*Exercise requirements:* Begin with the line containing "Write a Python" and end with the line containing "from bokeh.resources import INLINE". Give those lines again exactly, leaving out the images.
---------- Input data
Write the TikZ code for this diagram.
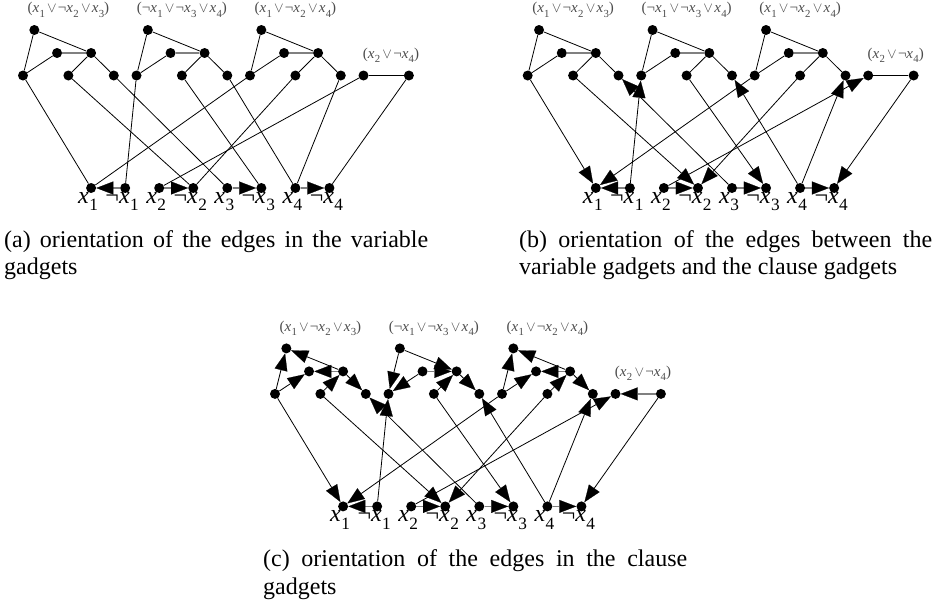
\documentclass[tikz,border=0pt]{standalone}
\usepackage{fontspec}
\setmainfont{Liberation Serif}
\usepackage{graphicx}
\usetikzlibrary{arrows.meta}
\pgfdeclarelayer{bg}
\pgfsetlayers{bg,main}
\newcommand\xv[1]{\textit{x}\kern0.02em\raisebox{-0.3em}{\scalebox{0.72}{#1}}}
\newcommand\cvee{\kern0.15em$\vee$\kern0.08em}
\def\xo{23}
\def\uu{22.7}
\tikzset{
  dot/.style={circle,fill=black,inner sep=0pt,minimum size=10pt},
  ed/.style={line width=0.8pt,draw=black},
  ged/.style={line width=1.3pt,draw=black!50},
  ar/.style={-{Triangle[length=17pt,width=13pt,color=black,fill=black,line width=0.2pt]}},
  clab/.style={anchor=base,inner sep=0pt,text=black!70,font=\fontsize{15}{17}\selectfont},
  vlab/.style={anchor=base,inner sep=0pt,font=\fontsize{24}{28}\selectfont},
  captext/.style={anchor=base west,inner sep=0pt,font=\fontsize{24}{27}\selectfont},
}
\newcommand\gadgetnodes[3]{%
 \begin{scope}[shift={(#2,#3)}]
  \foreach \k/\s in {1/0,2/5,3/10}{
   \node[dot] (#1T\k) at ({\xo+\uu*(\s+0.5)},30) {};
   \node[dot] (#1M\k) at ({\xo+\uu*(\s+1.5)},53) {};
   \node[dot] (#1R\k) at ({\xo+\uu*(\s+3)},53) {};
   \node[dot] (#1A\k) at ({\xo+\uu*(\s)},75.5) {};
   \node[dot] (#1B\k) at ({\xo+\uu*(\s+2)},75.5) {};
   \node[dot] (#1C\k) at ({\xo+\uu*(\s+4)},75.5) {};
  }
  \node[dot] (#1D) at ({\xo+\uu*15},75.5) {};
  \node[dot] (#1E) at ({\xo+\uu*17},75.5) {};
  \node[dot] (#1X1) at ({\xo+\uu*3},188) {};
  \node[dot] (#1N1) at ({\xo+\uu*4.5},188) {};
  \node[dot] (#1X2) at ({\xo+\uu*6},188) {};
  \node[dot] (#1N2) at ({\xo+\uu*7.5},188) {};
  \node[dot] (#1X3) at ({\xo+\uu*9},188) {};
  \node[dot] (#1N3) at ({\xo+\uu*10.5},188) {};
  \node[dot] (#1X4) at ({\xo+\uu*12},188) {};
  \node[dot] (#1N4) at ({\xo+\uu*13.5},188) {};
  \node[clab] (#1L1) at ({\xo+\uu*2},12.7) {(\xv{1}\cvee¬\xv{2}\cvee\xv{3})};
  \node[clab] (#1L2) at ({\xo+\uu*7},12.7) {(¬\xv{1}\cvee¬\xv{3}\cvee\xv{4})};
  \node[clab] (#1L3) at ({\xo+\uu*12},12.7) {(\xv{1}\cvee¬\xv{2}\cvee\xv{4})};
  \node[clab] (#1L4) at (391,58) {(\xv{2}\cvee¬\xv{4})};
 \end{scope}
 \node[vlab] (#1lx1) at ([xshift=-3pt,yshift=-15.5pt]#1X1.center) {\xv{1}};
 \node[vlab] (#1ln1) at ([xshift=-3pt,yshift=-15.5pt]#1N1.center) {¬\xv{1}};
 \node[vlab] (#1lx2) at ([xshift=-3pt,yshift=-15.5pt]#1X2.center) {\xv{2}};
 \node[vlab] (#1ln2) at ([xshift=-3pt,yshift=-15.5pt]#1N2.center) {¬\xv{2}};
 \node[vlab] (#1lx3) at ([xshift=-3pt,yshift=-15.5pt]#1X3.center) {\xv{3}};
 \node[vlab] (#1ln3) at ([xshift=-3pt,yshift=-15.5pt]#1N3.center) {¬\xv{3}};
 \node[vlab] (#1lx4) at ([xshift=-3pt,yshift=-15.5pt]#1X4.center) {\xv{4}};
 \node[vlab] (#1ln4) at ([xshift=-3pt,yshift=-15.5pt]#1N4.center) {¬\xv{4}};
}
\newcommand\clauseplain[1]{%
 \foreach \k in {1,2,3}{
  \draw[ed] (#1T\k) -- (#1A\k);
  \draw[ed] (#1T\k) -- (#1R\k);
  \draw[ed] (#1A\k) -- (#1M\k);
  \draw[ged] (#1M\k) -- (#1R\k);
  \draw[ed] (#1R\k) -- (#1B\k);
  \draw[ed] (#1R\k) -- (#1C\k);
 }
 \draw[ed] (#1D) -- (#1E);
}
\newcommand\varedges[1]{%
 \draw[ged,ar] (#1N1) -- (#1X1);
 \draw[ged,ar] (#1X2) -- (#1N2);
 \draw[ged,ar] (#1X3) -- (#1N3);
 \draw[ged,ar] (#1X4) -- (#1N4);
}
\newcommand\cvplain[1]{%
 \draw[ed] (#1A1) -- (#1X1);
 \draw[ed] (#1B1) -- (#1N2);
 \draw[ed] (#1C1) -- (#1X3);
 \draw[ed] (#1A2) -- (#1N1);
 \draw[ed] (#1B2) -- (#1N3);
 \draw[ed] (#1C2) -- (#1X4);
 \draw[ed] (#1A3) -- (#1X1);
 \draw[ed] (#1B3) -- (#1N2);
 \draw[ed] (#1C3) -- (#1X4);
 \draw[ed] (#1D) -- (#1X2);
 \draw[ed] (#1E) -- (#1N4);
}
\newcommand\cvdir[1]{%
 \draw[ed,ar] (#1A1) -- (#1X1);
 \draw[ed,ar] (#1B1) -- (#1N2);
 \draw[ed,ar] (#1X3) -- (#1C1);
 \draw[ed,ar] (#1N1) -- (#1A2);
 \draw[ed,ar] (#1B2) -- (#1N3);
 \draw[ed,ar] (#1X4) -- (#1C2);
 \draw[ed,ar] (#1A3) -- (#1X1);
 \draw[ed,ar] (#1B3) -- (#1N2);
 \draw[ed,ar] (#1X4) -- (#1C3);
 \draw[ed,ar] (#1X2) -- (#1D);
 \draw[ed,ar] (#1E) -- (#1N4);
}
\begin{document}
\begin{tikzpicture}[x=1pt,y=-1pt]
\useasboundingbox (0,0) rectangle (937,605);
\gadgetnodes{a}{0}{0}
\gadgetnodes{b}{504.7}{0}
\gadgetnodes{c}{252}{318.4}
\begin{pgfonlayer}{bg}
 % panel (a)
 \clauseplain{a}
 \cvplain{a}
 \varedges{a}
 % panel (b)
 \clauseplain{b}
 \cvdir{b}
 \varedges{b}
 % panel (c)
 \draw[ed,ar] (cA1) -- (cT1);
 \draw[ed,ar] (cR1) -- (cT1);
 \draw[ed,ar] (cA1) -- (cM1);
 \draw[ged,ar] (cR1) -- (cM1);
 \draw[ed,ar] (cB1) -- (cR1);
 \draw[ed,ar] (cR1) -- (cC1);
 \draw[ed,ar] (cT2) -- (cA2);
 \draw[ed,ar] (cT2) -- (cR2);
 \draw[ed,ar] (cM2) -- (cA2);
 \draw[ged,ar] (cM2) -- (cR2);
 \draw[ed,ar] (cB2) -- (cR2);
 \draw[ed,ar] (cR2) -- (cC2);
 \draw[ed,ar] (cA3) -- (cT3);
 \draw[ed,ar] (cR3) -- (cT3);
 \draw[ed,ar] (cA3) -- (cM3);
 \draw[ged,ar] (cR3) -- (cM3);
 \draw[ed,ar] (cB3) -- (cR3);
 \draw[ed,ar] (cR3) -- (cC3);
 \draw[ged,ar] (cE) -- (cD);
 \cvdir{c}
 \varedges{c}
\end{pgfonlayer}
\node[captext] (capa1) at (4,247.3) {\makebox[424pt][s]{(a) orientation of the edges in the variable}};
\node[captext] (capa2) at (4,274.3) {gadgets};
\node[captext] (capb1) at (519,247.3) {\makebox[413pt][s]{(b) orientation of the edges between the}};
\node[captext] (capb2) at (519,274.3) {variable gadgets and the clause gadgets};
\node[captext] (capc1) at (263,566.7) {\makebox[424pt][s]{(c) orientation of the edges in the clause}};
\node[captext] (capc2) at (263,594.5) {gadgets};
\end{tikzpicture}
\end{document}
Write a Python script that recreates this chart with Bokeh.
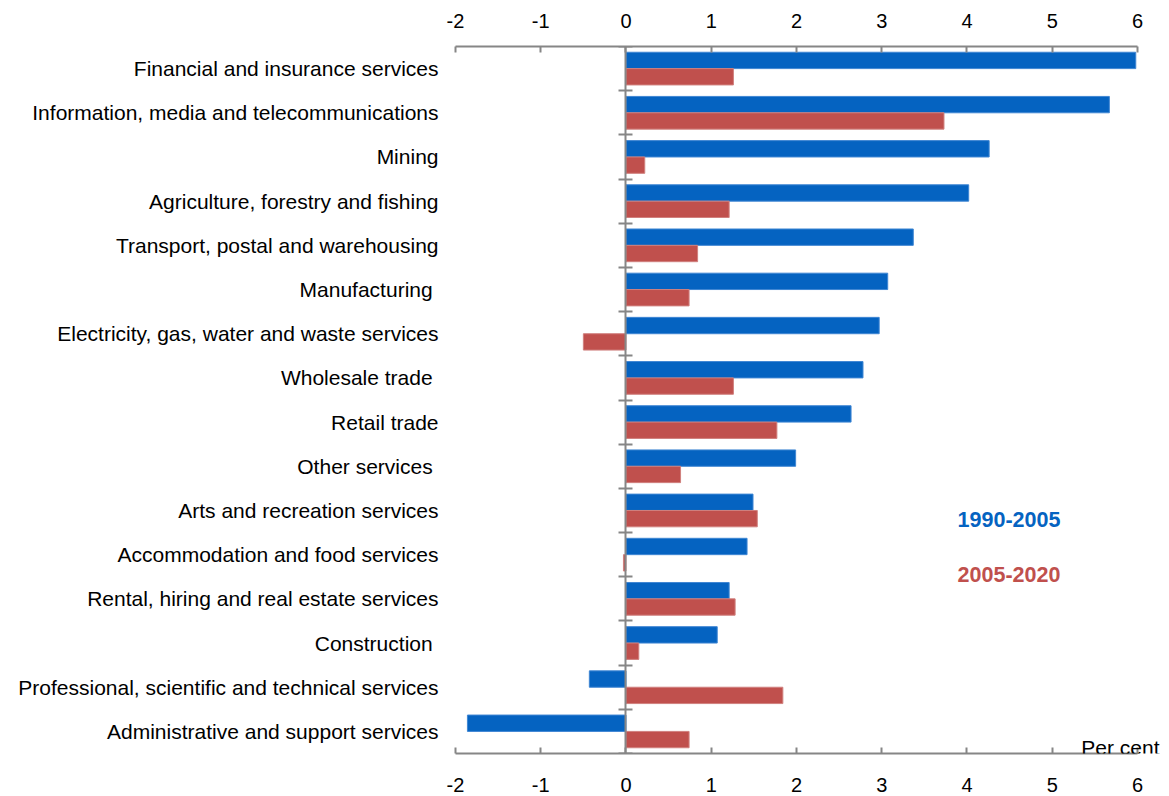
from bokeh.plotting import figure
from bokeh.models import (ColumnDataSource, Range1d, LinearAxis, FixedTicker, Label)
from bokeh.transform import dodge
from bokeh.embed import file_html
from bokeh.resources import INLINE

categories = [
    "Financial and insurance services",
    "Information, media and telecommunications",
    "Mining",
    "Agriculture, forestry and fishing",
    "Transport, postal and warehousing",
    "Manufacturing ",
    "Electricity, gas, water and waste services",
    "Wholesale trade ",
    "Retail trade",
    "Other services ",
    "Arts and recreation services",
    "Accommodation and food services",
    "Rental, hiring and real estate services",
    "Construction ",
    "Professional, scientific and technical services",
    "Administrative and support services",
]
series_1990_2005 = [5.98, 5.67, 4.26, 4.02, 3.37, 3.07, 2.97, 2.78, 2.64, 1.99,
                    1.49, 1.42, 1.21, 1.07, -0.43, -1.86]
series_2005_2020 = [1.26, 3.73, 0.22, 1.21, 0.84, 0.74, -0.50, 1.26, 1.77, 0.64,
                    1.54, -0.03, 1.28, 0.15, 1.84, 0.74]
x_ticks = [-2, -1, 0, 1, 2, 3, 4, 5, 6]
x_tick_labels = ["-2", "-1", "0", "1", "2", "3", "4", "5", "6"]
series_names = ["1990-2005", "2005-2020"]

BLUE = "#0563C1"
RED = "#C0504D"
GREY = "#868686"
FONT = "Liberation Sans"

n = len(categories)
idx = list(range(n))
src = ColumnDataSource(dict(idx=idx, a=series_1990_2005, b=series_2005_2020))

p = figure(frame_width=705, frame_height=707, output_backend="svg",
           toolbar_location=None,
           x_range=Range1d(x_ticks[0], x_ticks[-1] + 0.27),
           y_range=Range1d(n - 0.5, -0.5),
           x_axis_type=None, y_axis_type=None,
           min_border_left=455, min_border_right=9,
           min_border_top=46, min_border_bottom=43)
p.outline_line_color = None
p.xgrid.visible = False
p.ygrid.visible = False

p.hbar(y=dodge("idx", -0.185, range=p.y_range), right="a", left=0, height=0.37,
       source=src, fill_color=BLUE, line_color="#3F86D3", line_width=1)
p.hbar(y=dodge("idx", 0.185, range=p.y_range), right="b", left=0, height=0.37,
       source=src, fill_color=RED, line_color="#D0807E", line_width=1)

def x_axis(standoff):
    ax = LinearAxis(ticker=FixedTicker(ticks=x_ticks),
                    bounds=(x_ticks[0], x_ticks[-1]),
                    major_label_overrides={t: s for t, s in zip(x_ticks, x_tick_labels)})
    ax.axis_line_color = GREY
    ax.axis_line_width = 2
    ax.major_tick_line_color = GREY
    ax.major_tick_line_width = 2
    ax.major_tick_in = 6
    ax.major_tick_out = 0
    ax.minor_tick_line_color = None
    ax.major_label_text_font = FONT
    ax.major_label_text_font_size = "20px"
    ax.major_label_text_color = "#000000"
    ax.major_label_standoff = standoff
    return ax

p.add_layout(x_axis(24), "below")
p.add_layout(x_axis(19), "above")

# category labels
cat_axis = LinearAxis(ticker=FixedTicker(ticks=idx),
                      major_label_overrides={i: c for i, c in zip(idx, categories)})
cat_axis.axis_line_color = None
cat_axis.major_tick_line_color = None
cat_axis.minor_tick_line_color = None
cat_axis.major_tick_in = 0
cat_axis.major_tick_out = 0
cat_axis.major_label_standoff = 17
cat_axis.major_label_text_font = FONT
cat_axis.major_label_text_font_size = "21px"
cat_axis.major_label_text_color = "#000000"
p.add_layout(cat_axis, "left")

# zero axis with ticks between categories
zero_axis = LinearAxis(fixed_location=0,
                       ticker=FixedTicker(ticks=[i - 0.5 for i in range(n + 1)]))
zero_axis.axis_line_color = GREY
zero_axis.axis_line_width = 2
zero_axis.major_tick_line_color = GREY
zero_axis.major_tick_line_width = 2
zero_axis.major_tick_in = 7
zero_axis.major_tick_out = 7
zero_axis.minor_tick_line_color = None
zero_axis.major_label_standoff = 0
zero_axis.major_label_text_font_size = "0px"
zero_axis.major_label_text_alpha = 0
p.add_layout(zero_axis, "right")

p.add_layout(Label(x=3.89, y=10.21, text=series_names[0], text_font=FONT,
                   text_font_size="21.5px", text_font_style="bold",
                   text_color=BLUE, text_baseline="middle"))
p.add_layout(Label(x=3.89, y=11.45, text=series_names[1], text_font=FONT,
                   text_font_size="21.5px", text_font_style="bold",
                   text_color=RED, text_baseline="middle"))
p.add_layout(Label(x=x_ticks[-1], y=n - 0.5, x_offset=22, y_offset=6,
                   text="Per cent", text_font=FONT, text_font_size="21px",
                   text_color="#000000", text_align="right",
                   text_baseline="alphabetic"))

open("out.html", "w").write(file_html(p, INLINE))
--------------------
*The output:*
Write a Python script that recreates this chart with Bokeh.
from bokeh.plotting import figure
from bokeh.models import (ColumnDataSource, Range1d, LinearAxis, FixedTicker, Label)
from bokeh.transform import dodge
from bokeh.embed import file_html
from bokeh.resources import INLINE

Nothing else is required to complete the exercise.